San Fernando is the northern quarter of Maspalomas in the municipality of San Bartolomé de Tirajana, Gran Canaria, and as well the name of the parish for all of Maspalomas. The patron saint San Fernando (Saint Ferdinand) was a king of Castile and famous for successful re-Christianization (the Reconquista) after the Islamic conquest of Hispania in 710.

The quarter of San Fernando
The district of San Fernando was built from the 1970s for civil servants and people working in the tourist industry. It is delimited by the old main road, GC-500, to the south and by its successor, the GC-1 motorway, to the north. In the east and the west San Fernando is enclosed by gullies.

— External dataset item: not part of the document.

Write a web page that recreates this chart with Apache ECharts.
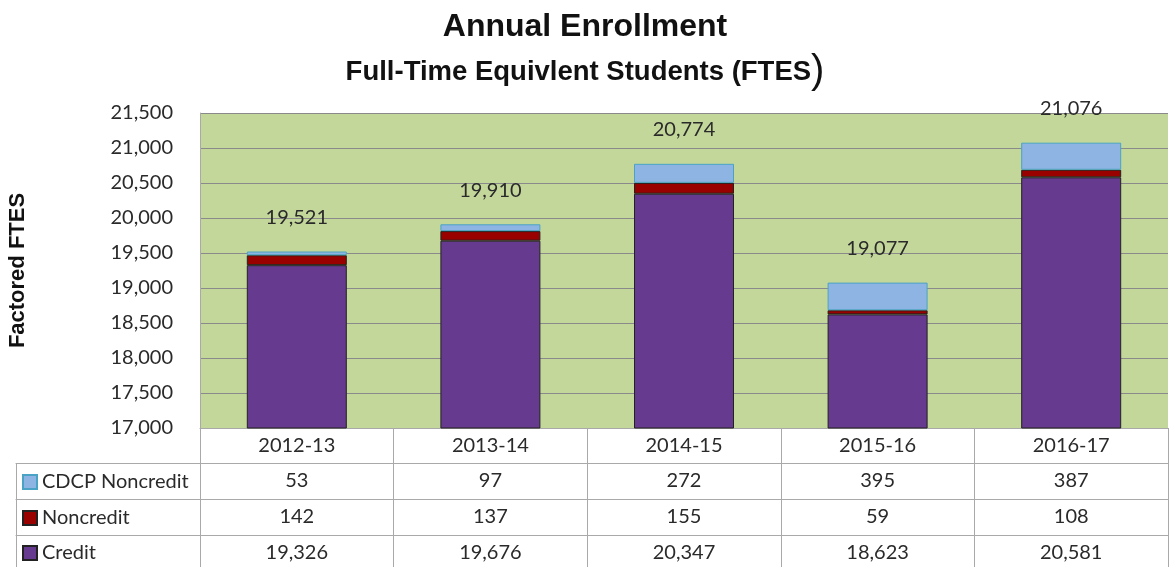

Due to its larger resident population, San Fernando has become the site for municipal service, including sport facilities, a municipal library, and a fire station. In its eastern part several large supermarkets are situated.

Tourism
San Fernando is not the typical destination for tourists, although Playa del Inglés is within walking distance. The parochial church, a municipal market and the bi-weekly agricultural market are the main attractions. The main street Avenída de Galdar in the east of San Fernando was refurbished in 2014. There shops, restaurants and cafés cater to tourists arriving on foot or by taxi.

The parish of San Fernando

The parish of San Fernando covers the southern part of the municipality San Bartolomé de Tirajana, including all of Maspalomas, and was established in 1982.